Trigonal and embedded tropical curves of low genus
Hannah Markwig, Angelina Zheng
TL;DR
The article develops a tropical analogue of trigonal curves via embeddings into Hirzebruch surfaces, focusing on genus $3$ and $4$ with maximal combinatorial type. It links smooth planar embeddings to realizable degree $3$ tropical covers and Maroni-type invariants, showing obstructions that prevent smooth embeddings and detailing how tropical modifications can unfold contracted features to reflect trigonal morphisms. The work combines combinatorial, geometric, and tropical techniques to characterize when tropical curves of low genus admit Hirzebruch dual embeddings, and illustrates unfolding as a mechanism to recover trigonal structures in non-smooth cases.

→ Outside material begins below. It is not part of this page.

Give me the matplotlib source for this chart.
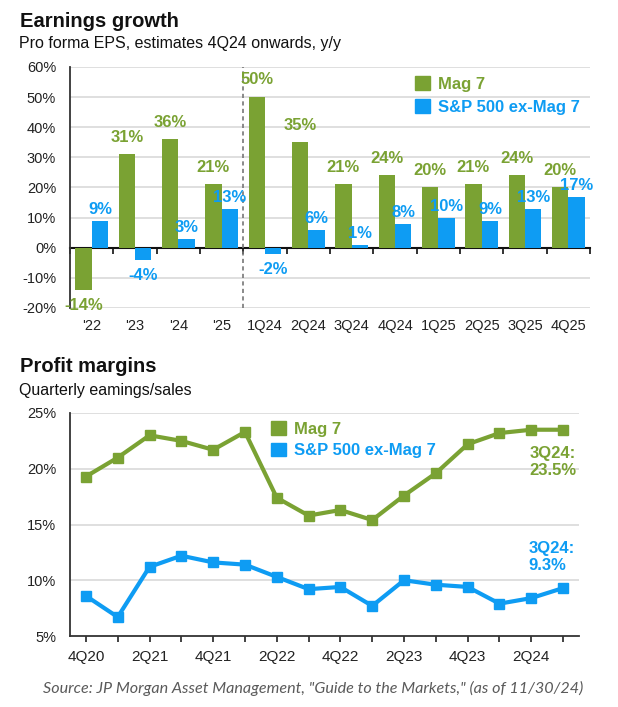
import numpy as np
import matplotlib
matplotlib.use("Agg")
import matplotlib.pyplot as plt
from matplotlib.patches import Patch

# ---------------- data ----------------
eps_categories = ["'22", "'23", "'24", "'25", "1Q24", "2Q24", "3Q24", "4Q24",
                  "1Q25", "2Q25", "3Q25", "4Q25"]
eps_mag7 = [-14, 31, 36, 21, 50, 35, 21, 24, 20, 21, 24, 20]
eps_ex_mag7 = [9, -4, 3, 13, -2, 6, 1, 8, 10, 9, 13, 17]
eps_yticks = [-20, -10, 0, 10, 20, 30, 40, 50, 60]

margin_quarters = ["4Q20", "1Q21", "2Q21", "3Q21", "4Q21", "1Q22", "2Q22", "3Q22",
                   "4Q22", "1Q23", "2Q23", "3Q23", "4Q23", "1Q24", "2Q24", "3Q24"]
margin_mag7 = [19.3, 21.0, 23.0, 22.5, 21.7, 23.3, 17.4, 15.8,
               16.3, 15.4, 17.6, 19.6, 22.2, 23.2, 23.5, 23.5]
margin_ex_mag7 = [8.6, 6.7, 11.2, 12.2, 11.6, 11.4, 10.3, 9.2,
                  9.4, 7.7, 10.0, 9.6, 9.4, 7.9, 8.4, 9.3]
margin_yticks = [5, 10, 15, 20, 25]

series_names = ["Mag 7", "S&P 500 ex-Mag 7"]

# ---------------- style ----------------
GREEN = "#7AA233"
BLUE = "#0E9CF3"
GRID = "#DCDCDC"
plt.rcParams["font.family"] = ["Liberation Sans", "DejaVu Sans"]

W, H = 618, 707
fig = plt.figure(figsize=(W / 100, H / 100), dpi=100)


def fx(px):
    return px / W


def fy(py):
    return 1 - py / H


# ---------------- top: earnings growth ----------------
ax1 = fig.add_axes([fx(70), fy(308), fx(590) - fx(70), fy(67) - fy(308)])
n = len(eps_categories)
x = np.arange(n)
bw = 0.38
b1 = ax1.bar(x - bw / 2, eps_mag7, bw, color=GREEN, zorder=3)
b2 = ax1.bar(x + bw / 2, eps_ex_mag7, bw, color=BLUE, zorder=3)

for bars, vals, col, up in ((b1, eps_mag7, GREEN, 7), (b2, eps_ex_mag7, BLUE, 2.5)):
    for rect, v in zip(bars, vals):
        cx = rect.get_x() + rect.get_width() / 2
        if v >= 0:
            ax1.annotate(f"{v}%", (cx, v), xytext=(0, up), textcoords="offset points",
                         ha="center", va="bottom", color=col, fontsize=12,
                         fontweight="bold", zorder=5)
        else:
            ax1.annotate(f"{v}%", (cx, v), xytext=(0, -6), textcoords="offset points",
                         ha="center", va="top", color=col, fontsize=12,
                         fontweight="bold", zorder=5)

ax1.set_xlim(-0.5, n - 0.5)
ax1.set_ylim(eps_yticks[0], eps_yticks[-1])
ax1.set_yticks(eps_yticks)
ax1.set_yticklabels([f"{t}%" for t in eps_yticks])
ax1.set_xticks(x)
ax1.set_xticklabels(eps_categories)
ax1.tick_params(axis="both", length=0, labelsize=10.5, colors="#222222")
ax1.tick_params(axis="y", pad=10)
ax1.tick_params(axis="x", pad=8)
for t in eps_yticks:
    if t != 0:
        ax1.axhline(t, color=GRID, lw=1.3, zorder=1)
for s in ("top", "right", "bottom"):
    ax1.spines[s].set_visible(False)
ax1.spines["left"].set_color("#333333")
ax1.spines["left"].set_linewidth(1.3)
ax1.spines["left"].set_zorder(4)

# zero axis with boundary ticks
zero_frac = (0 - eps_yticks[0]) / (eps_yticks[-1] - eps_yticks[0])
sec = ax1.secondary_xaxis(zero_frac)
sec.set_xticks(np.arange(n + 1) - 0.5)
sec.xaxis.set_ticks_position("bottom")
sec.tick_params(axis="x", direction="out", length=4, width=1.3, color="#222222",
                labelbottom=False, labeltop=False)
sec.spines["bottom"].set_color("#111111")
sec.spines["bottom"].set_linewidth(1.5)
sec.spines["top"].set_visible(False)

# divider between annual and quarterly
ax1.axvline(3.5, color="#777777", lw=1.2, ls=(0, (2.5, 2)), zorder=2)

handles = [Patch(color=GREEN), Patch(color=BLUE)]
ax1.legend(handles, series_names, loc="upper left",
           bbox_to_anchor=(fx(415), fy(76)), bbox_transform=fig.transFigure,
           frameon=False, prop={"weight": "bold", "size": 12},
           labelcolor=[GREEN, BLUE], handlelength=0.9, handleheight=0.9,
           handletextpad=0.5, labelspacing=0.45, borderpad=0, borderaxespad=0)

fig.text(fx(20), fy(27), "Earnings growth", fontsize=14.5, fontweight="bold",
         color="#111111", ha="left", va="baseline")
fig.text(fx(19), fy(48), "Pro forma EPS, estimates 4Q24 onwards, y/y", fontsize=11.5,
         color="#111111", ha="left", va="baseline")

# ---------------- bottom: profit margins ----------------
ax2 = fig.add_axes([fx(70), fy(636), fx(579) - fx(70), fy(413) - fy(636)])
m = len(margin_quarters)
xq = np.arange(m)
ax2.plot(xq, margin_mag7, color=GREEN, lw=3, marker="s", markersize=6.5, zorder=3)
ax2.plot(xq, margin_ex_mag7, color=BLUE, lw=3, marker="s", markersize=6.5, zorder=3)
ax2.set_xlim(-0.5, m - 0.5)
ax2.set_ylim(margin_yticks[0], margin_yticks[-1])
ax2.set_yticks(margin_yticks)
ax2.set_yticklabels([f"{t}%" for t in margin_yticks])
ax2.set_xticks(xq)
ax2.set_xticklabels([q if i % 2 == 0 else "" for i, q in enumerate(margin_quarters)])
ax2.tick_params(axis="y", length=0, pad=10, labelsize=10.5, colors="#222222")
ax2.tick_params(axis="x", direction="out", length=4, width=1.2, pad=6,
                labelsize=11, colors="#222222")
for t in margin_yticks[1:]:
    ax2.axhline(t, color=GRID, lw=1.3, zorder=1)
for s in ("top", "right"):
    ax2.spines[s].set_visible(False)
for s in ("left", "bottom"):
    ax2.spines[s].set_color("#333333")
    ax2.spines[s].set_linewidth(1.3)

ax2.annotate(f"{margin_quarters[-1]}:\n{margin_mag7[-1]}%", (xq[-1], margin_mag7[-1]),
             xytext=(-24, -12), textcoords="offset points", ha="left", va="top",
             color=GREEN, fontsize=12, fontweight="bold", linespacing=1.15)
ax2.annotate(f"{margin_quarters[-1]}:\n{margin_ex_mag7[-1]}%", (xq[-1], margin_ex_mag7[-1]),
             xytext=(-25, 11), textcoords="offset points", ha="left", va="bottom",
             color=BLUE, fontsize=12, fontweight="bold", linespacing=1.15)

ax2.legend([Patch(color=GREEN), Patch(color=BLUE)], series_names, loc="upper left",
           bbox_to_anchor=(fx(271), fy(421)), bbox_transform=fig.transFigure,
           frameon=False, prop={"weight": "bold", "size": 12},
           labelcolor=[GREEN, BLUE], handlelength=0.9, handleheight=0.9,
           handletextpad=0.45, labelspacing=0.35, borderpad=0, borderaxespad=0)

fig.text(fx(20), fy(372), "Profit margins", fontsize=14.5, fontweight="bold",
         color="#111111", ha="left", va="baseline")
fig.text(fx(19), fy(395), "Quarterly eamings/sales", fontsize=11.5,
         color="#111111", ha="left", va="baseline")

fig.text(fx(313), fy(688), 'Source: JP Morgan Asset Management, "Guide to the Markets," (as of 11/30/24)',
         fontsize=11.6, fontstyle="italic", family=["Lato", "DejaVu Sans"],
         color="#5A5A5A", ha="center", va="center")

fig.savefig("out.png", dpi=100, facecolor="white")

Overall, it advances the correspondence between tropical gonality notions and Hirzebruch-surface embeddings, with concrete classifications and illustrative examples for low-genus cases.
Abstract
In algebraic geometry, trigonal curves can always be embedded into Hirzebruch surfaces. In tropical geometry, the notion of trigonality does not have a unique translation. We focus on the characterization in terms of the existence of a degree 3 morphism to a line, and discuss relations to possible embeddings into $\mathbb R^2$ reflecting an embedding into a Hirzebruch surface. Our results can be divided into three parts: for tropical curves of low genus 3 and 4, we discuss the relation between a trigonal morphism and an embedding dual to the polygon of a Hirzebruch surface, building on works on embeddings of hyperelliptic tropical curves and curves of low genus. We compare obstructions for embeddings with obstructions for the existence of a degree 3 morphism to a line. Finally, we showcase examples where a non-smooth embedding can be unfolded to reflect certain features of a degree 3 morphism to a line.